__MATERIAL SHOWN__:

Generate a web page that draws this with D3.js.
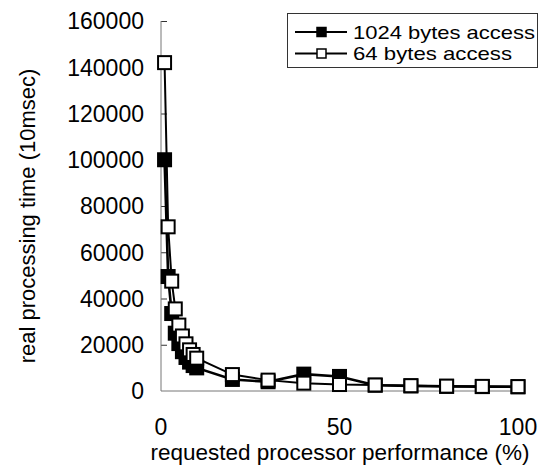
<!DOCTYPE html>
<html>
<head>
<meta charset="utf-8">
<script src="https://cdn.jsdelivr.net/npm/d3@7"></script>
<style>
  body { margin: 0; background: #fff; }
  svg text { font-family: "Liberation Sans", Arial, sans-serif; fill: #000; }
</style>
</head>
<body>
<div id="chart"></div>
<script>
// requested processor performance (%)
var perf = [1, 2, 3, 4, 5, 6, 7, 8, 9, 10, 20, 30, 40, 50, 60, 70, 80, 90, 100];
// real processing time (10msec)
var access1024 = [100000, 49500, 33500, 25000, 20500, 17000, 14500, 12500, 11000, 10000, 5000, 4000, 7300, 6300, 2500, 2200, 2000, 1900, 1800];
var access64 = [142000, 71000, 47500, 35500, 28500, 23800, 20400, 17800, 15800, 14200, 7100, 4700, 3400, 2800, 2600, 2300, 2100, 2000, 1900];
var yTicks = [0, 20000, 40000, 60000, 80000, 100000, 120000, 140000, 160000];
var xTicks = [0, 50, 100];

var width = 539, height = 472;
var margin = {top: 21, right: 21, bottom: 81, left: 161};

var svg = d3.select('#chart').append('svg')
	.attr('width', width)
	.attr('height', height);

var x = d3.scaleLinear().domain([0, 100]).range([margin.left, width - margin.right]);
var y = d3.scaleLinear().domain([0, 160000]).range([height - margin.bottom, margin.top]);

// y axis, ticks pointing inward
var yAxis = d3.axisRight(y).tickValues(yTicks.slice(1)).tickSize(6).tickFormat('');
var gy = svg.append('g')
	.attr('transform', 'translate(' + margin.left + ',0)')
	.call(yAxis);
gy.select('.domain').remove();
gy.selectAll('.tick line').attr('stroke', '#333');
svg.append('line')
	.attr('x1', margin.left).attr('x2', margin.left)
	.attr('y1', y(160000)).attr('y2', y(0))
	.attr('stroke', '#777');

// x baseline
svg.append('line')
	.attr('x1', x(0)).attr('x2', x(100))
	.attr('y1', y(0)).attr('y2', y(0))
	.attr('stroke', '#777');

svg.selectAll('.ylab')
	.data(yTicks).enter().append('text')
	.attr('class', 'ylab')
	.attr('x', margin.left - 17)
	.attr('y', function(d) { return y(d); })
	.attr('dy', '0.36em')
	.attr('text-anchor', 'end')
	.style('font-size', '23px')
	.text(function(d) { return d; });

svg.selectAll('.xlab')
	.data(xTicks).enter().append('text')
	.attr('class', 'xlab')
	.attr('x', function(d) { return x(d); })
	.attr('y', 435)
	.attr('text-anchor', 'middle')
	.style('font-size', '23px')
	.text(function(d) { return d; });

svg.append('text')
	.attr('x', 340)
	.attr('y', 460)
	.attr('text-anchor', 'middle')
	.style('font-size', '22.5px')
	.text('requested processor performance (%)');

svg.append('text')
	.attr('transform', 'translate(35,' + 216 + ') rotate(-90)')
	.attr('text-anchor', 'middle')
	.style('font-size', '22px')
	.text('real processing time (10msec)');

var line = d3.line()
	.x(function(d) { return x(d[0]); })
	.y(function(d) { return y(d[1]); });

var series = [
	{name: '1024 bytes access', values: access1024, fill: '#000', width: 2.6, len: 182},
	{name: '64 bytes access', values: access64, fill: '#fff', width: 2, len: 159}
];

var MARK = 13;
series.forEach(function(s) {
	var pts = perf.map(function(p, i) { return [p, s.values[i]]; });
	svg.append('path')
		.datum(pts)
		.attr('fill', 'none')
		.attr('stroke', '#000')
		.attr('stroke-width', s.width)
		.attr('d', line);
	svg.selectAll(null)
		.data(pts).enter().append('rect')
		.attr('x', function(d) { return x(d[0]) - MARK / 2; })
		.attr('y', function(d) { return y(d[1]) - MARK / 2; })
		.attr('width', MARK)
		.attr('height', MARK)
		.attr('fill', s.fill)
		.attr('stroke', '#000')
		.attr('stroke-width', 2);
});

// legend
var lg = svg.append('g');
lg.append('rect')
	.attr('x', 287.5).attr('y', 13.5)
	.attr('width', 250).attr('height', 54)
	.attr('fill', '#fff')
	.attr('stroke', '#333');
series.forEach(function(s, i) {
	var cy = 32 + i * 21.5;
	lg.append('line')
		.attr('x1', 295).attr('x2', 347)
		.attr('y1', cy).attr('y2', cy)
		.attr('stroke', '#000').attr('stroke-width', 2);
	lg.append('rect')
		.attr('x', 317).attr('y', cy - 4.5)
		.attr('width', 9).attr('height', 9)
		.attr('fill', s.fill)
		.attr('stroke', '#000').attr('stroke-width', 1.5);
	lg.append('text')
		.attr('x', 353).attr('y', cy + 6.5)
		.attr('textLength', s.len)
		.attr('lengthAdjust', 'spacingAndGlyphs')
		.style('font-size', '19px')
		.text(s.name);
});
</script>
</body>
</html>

...

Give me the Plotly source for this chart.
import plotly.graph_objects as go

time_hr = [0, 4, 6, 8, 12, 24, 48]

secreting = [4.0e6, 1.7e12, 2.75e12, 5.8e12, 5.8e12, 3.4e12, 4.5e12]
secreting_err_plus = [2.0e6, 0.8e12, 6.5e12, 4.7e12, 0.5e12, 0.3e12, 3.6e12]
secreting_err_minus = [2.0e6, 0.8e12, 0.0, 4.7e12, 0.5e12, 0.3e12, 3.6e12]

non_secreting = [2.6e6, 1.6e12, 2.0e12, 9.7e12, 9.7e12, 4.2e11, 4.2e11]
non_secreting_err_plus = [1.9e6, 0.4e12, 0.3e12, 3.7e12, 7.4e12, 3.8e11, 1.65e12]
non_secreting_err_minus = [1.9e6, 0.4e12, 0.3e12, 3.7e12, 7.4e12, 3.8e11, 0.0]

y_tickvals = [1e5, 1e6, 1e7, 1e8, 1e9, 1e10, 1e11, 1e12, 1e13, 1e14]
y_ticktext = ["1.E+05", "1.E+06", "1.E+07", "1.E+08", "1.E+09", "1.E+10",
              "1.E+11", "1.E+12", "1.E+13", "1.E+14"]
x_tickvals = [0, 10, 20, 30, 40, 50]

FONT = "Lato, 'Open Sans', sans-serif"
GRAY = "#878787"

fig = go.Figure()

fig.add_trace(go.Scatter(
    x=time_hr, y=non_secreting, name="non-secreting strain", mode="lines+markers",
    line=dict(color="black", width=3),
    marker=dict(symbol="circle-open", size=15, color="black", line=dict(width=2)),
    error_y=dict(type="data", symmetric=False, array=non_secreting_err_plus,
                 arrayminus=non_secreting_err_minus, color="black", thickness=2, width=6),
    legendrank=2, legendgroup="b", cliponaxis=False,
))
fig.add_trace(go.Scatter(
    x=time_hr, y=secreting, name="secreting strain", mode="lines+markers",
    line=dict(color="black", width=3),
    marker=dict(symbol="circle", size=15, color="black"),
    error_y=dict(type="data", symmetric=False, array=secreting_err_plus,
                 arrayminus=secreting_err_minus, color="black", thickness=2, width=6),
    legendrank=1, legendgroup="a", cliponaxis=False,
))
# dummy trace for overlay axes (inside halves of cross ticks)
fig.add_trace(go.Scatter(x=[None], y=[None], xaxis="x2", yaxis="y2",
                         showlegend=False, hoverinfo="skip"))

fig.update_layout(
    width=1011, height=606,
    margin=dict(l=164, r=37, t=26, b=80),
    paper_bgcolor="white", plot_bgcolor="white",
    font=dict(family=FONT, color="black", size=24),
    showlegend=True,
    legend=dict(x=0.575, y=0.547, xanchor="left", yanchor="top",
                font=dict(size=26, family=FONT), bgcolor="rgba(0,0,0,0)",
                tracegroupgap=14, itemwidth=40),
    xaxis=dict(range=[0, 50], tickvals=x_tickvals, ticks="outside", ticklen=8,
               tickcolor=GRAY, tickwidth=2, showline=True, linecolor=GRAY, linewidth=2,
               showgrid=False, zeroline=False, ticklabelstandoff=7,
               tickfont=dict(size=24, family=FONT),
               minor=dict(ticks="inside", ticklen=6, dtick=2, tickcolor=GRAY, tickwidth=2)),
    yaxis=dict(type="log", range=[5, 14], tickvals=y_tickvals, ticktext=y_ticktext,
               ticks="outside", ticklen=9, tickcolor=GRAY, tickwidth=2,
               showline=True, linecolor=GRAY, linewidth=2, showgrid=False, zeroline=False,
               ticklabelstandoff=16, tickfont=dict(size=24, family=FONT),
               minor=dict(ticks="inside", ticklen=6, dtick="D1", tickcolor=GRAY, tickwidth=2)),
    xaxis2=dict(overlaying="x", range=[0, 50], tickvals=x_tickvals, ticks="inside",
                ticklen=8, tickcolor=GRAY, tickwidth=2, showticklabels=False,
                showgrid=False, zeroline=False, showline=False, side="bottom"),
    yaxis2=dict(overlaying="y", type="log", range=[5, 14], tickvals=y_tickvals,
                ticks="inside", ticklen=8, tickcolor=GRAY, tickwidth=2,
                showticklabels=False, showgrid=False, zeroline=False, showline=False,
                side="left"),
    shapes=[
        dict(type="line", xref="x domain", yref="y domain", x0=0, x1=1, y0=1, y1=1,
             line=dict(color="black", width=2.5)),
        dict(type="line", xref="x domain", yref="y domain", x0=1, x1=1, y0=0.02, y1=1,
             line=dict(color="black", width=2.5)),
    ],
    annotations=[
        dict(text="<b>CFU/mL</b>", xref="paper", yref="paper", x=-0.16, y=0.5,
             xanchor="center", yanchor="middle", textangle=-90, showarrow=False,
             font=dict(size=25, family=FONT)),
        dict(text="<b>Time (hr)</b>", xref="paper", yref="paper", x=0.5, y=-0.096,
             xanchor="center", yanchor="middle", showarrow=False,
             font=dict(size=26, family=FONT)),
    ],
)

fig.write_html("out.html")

__WRITTEN INSTRUCTION__: Your task is to output exactly the lines from the one with "Give me the Plotly source for this chart." through the one with "fig = go.Figure()", counting both ends.

__OUTPUT__:
Give me the Plotly source for this chart.
import plotly.graph_objects as go

time_hr = [0, 4, 6, 8, 12, 24, 48]

secreting = [4.0e6, 1.7e12, 2.75e12, 5.8e12, 5.8e12, 3.4e12, 4.5e12]
secreting_err_plus = [2.0e6, 0.8e12, 6.5e12, 4.7e12, 0.5e12, 0.3e12, 3.6e12]
secreting_err_minus = [2.0e6, 0.8e12, 0.0, 4.7e12, 0.5e12, 0.3e12, 3.6e12]

non_secreting = [2.6e6, 1.6e12, 2.0e12, 9.7e12, 9.7e12, 4.2e11, 4.2e11]
non_secreting_err_plus = [1.9e6, 0.4e12, 0.3e12, 3.7e12, 7.4e12, 3.8e11, 1.65e12]
non_secreting_err_minus = [1.9e6, 0.4e12, 0.3e12, 3.7e12, 7.4e12, 3.8e11, 0.0]

y_tickvals = [1e5, 1e6, 1e7, 1e8, 1e9, 1e10, 1e11, 1e12, 1e13, 1e14]
y_ticktext = ["1.E+05", "1.E+06", "1.E+07", "1.E+08", "1.E+09", "1.E+10",
              "1.E+11", "1.E+12", "1.E+13", "1.E+14"]
x_tickvals = [0, 10, 20, 30, 40, 50]

FONT = "Lato, 'Open Sans', sans-serif"
GRAY = "#878787"

fig = go.Figure()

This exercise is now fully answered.